The art of amateur radio is a globe spanning activity, held together by radio waves and the promise of a community with a shared uncommon interest. The strength of a community depends entirely on the members of that community. Without the efforts of each individual amateur, our worldwide license to experiment is doomed.
You might ask yourself what part you must play in this?
Consider what would happen if a group of amateurs decided to transmit on an unlicensed frequency, or purposefully interfered with other legal users. It's obvious that the regulatory response to such illegal activities would be swift and left unchecked, it would spark the end of our hobby.
What prevents that from happening is our common purpose, our common interests, our willingness to address such behavior, or said in another way, our community standards. It's the thing that keeps us talking, sharing, learning, experimenting, and having fun along the way.

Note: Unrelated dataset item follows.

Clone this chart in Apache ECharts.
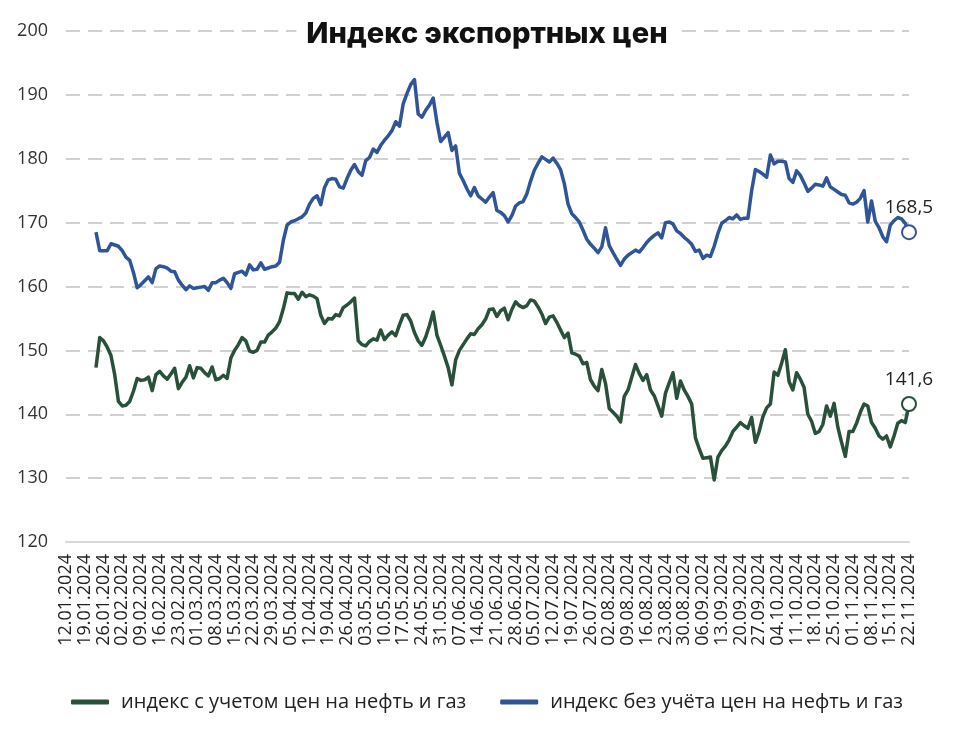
<!DOCTYPE html>
<html>
<head>
<meta charset="utf-8">
<script src="https://cdn.jsdelivr.net/npm/echarts@6/dist/echarts.min.js"></script>
<style>
html,body{margin:0;padding:0;background:#fff;}
#chart{width:974px;height:731px;}
</style>
</head>
<body>
<div id="chart"></div>
<script>
// ---- data ----
const titleText = 'Индекс экспортных цен';
const seriesNames = ['индекс с учетом цен на нефть и газ', 'индекс без учёта цен на нефть и газ'];
const firstDate = [2024, 1, 12];   // 12.01.2024
const lastDate = [2024, 11, 22];   // 22.11.2024
const yTicks = [120, 130, 140, 150, 160, 170, 180, 190, 200];

// index with oil & gas (green), business days from 24.01.2024 to 22.11.2024
const withOilGas = [
147.3,152,151.5,150.5,149.2,146.2,142,141.3,141.4,142,
143.6,145.6,145.3,145.4,145.8,143.7,146.2,146.7,146,145.5,
146.3,147.2,144,145,145.8,147.6,145.7,147.3,147.2,146.5,
146,147.4,145.4,145.6,146.1,145.6,148.8,150,150.9,152,
151.5,149.9,149.7,150,151.3,151.3,152.4,152.9,153.5,154.5,
156.5,159,158.9,158.9,158,159.1,158.4,158.7,158.5,158.1,
155.5,154.2,155,154.9,155.6,155.4,156.7,157.1,157.6,158.2,
151.5,150.9,150.7,151.4,151.8,151.6,153.2,151.7,152.4,152.9,
152.3,154,155.5,155.6,154.6,152.8,151.5,150.8,152.1,153.9,
156,152.4,150.8,149.1,147.3,144.6,148.5,150,150.9,151.8,
152.6,152.5,153.4,154,154.9,156.4,156.5,155.3,156.2,156.6,
154.8,156.4,157.6,157,156.7,157,157.9,157.7,156.8,155.7,
154.2,155.2,155.4,154.4,153.2,152,152.7,149.6,149.4,149.1,
147.9,148.1,145.4,144.4,143.7,147,144.8,140.9,140.3,139.7,
138.8,142.8,143.8,145.8,147.8,146.4,145.3,146.2,143.8,142.9,
141.3,139.7,143.3,144.9,146.5,142.5,145.2,143.8,142.8,141.6,
136.3,134.6,133.1,133.2,133.3,129.7,133.3,134.3,135,136,
137.3,138,138.7,138.2,137.8,139.5,135.6,137.3,139.6,141,
141.6,146.6,146.1,148,150.1,145.1,143.8,146.5,145.5,144.2,
140,138.9,137,137.3,138.4,141.3,139.7,141.7,138,135.6,
133.4,137.3,137.3,138.6,140.3,141.6,141.3,138.7,137.8,136.6,
136.1,136.6,134.9,136.6,138.6,139,138.7,141.6
];

// index without oil & gas (blue)
const withoutOilGas = [
168.5,165.6,165.6,165.6,166.7,166.5,166.3,165.6,164.6,164.1,
162.2,159.8,160.3,160.9,161.5,160.6,162.8,163.2,163.1,162.9,
162.4,162.3,161,160.2,159.5,160.1,159.7,159.8,159.9,160,
159.4,160.6,160.6,161,161.3,160.6,159.7,162,162.2,162.4,
161.8,163.4,162.6,162.7,163.7,162.7,162.9,163.1,163.2,163.8,
167.2,169.6,170.1,170.3,170.6,170.9,171.5,172.9,173.8,174.2,
172.8,175.5,176.7,176.9,176.8,175.6,175.4,176.9,178.2,179.1,
178,177.4,179.7,180.2,181.5,181,182.1,182.9,183.6,184.4,
185.8,185.1,188.6,190.2,191.6,192.4,187,186.5,187.6,188.4,
189.5,185.7,182.7,183.4,184.1,181.3,182,177.7,176.6,175.3,
174.2,175.5,174.2,173.7,173.2,174,174.7,171.9,171.6,171.1,
170.1,171.1,172.6,173.1,173.3,174.5,176.5,178.2,179.3,180.3,
179.9,179.5,180.1,179.3,178.3,176.1,172.9,171.4,170.8,170.1,
168.8,167.4,166.6,166,165.3,166.2,169.2,166.4,165.3,164.3,
163.3,164.3,164.9,165.3,165.7,165.4,166.1,166.9,167.5,168,
168.4,167.6,170,170.1,169.8,168.7,168.3,167.7,167.2,166.6,
165.5,165.7,164.4,164.9,164.7,166.3,168.3,169.9,170.3,170.8,
170.6,171.2,170.5,170.7,170.7,175,178.3,178,177.6,177.1,
180.6,179.2,179.6,179.6,179.5,176.9,176.3,178.1,177.4,176.2,
174.9,175.4,176,175.9,175.7,177,175.6,175.2,174.8,174.4,
174.3,173.1,172.9,173.2,173.8,175,170.1,173.4,170.2,169.2,
167.8,167,169.6,170.3,170.8,170.6,169.9,168.5
];

// ---- categories: business days ----
function pad(n){ return (n < 10 ? '0' : '') + n; }
const categories = [];
(function(){
  const d = new Date(firstDate[0], firstDate[1]-1, firstDate[2]);
  const e = new Date(lastDate[0], lastDate[1]-1, lastDate[2]);
  while (d <= e) {
    const wd = d.getDay();
    if (wd !== 0 && wd !== 6) categories.push(pad(d.getDate()) + '.' + pad(d.getMonth()+1) + '.' + d.getFullYear());
    d.setDate(d.getDate() + 1);
  }
})();

function alignToEnd(vals){
  const out = new Array(categories.length - vals.length).fill(null);
  return out.concat(vals);
}

const GREEN = '#28503a';
const BLUE = '#2f5597';
const FONT = 'Open Sans';

function endPoint(vals, color){
  const v = vals[vals.length - 1];
  return {
    symbol: 'circle',
    symbolSize: 14,
    silent: true,
    itemStyle: { color: '#ffffff', borderColor: color, borderWidth: 2 },
    label: {
      show: true, position: 'top', distance: 7,
      color: '#222', fontFamily: FONT, fontSize: 19,
      formatter: String(v).replace('.', ',')
    },
    data: [{ coord: [categories[categories.length - 1], v], value: v }]
  };
}

const chart = echarts.init(document.getElementById('chart'), null, { renderer: 'canvas' });
chart.setOption({
  animation: false,
  backgroundColor: '#ffffff',
  title: {
    text: titleText,
    left: 'center',
    top: 16,
    padding: [4, 10],
    backgroundColor: '#ffffff',
    textStyle: { fontFamily: 'Inter', fontWeight: 800, fontSize: 29, color: '#111' }
  },
  legend: {
    bottom: 14,
    left: 'center',
    itemWidth: 38,
    itemHeight: 5,
    itemGap: 34,
    icon: 'roundRect',
    textStyle: { fontFamily: FONT, fontSize: 20, color: '#222', padding: [0, 0, 0, 7] },
    data: seriesNames
  },
  grid: { left: 66, right: 65, top: 31, bottom: 189, containLabel: false },
  xAxis: {
    type: 'category',
    data: categories,
    boundaryGap: false,
    axisLine: { show: true, lineStyle: { color: '#d9d9d9', width: 2 } },
    axisTick: { show: false },
    axisLabel: {
      interval: 4, rotate: 90, margin: 12,
      fontFamily: FONT, fontSize: 18, color: '#222'
    },
    splitLine: { show: false }
  },
  yAxis: {
    type: 'value',
    min: yTicks[0], max: yTicks[yTicks.length - 1], interval: 10,
    axisLine: { show: false },
    axisTick: { show: false },
    axisLabel: { margin: 18, fontFamily: FONT, fontSize: 18, color: '#333' },
    splitLine: { show: true, lineStyle: { color: '#d0d0d0', width: 2, type: [14, 8] } }
  },
  series: [
    {
      name: seriesNames[0], type: 'line', data: alignToEnd(withOilGas),
      symbol: 'none', color: GREEN,
      lineStyle: { width: 3.5, color: GREEN, join: 'round' },
      markPoint: endPoint(withOilGas, GREEN), z: 3
    },
    {
      name: seriesNames[1], type: 'line', data: alignToEnd(withoutOilGas),
      symbol: 'none', color: BLUE,
      lineStyle: { width: 3.5, color: BLUE, join: 'round' },
      markPoint: endPoint(withoutOilGas, BLUE), z: 3
    }
  ]
});
</script>
</body>
</html>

I've been told many times that I shouldn't expect all amateurs to be friends but consider for a moment the sheer diversity of our community. For starters we're scattered around the planet. We have different cultural and political sensibilities; we have different religions and expectations. We don't even speak the same language, even if you forget that the Japanese station you just had a QSO with was using phonetics not even close to their native language.
Those differences are mostly attributes of geography, but they don't end there. We have differences in our households and family structures, our work life and finances, our play time, and our interests. We also differ in age, skin color, gender and even our sexuality, orientation, and gender identity.
Even among all those differences, we are still radio amateurs together with our personal preferences for Icom, Yaesu, Kenwood or some other brand, our desire to use QRP or kilowatts, our need to use a Morse key, our voice, or a computer. We choose to use a repeater, or not, choose HF or not, like to chat, or not, build antennas, or not.
So, it's with all those differences in mind that I'm distressed to report that, yet another amateur has been bullied out of our community. An amateur who joyfully participated in this community, who made videos, wrote software, learnt, and shared. Like others I know, she was bullied in our community because she was different and it's not the first time, I've witnessed this behavior and it's not the first time I've called out this unacceptable conduct by so-called members of our community. Different, how you ask? Does it really matter, or are you asking to determine if there was a valid reason for making her feel uncomfortable?
To be clear, our community is a welcoming environment, filled with hope and joy, but there is a small rotten element in our midst that we need to rip out root and branch, much like we would if it was deliberate HF interference.
You might think that given that this abuse exists on reddit, YouTube, Twitter, Facebook, QRZ, email, telephone, letterbox, in clubs and on-air, that it's a majority experience. That's not the case. The same individuals harass fellow amateurs across multiple platforms as entertainment causing untold harm to their victims.
The Standard You Walk Past Is The Standard You Accept. It's not just up to victims of bullying and harassment in a community to speak out. As members of our community, we amateurs have a responsibility to speak out also. Anyone who doesn't is part of the problem. Our community is so diverse as to never be one single thing. A bully is a bully, no matter which words are used to sugar coat it.
I'd like to invite you to consider any bullying you accepted in silence, either personally, as a witness, directly, or indirectly. This community is strong, it's resilient, it's resourceful, it's you and I and it's our duty to stand tall and speak out, loud and proud, about any victimization.
Even if you've never considered that this is happening in your community, look around and notice people leaving the hobby unexpectedly and examine why that might be the case.
You might ask what it is that you can do to help. For starters, calling it out at every occurrence is part of communicating to the victim that they're not alone. It tells the community that they are part of the solution. It tells the bully that what they're doing is unacceptable.
I host a weekly net where we talk about amateur radio and discuss issues like this as and when they occur. We've done so in the past and will continue to offer a safe space for members of this community.
I have and continue to offer my email address, firstname.lastname@example.org, for anyone who is struggling with this to discuss any bullying that they are dealing with.
I have experienced some of what this amateur has gone through at the hands of this community, and I will not stand for it any longer and neither should you. Keeping quiet and changing frequency is not the solution as time after time experience has proven.
Calling out a bully and any bullying behavior is calling out a vicious minuscule minority with a peanut brain who needs to be read the riot act. They are not welcome in this community. They are few and far between and we really don't need or want them in our midst.
In my opinion, the community must take ownership of this problem and address it directly, rather than sit on the fence and leave a victim wondering why they're on their own. If you are a victim of bullying in this community, I stand with you and if you are a bully, I'll do everything I can to call you out.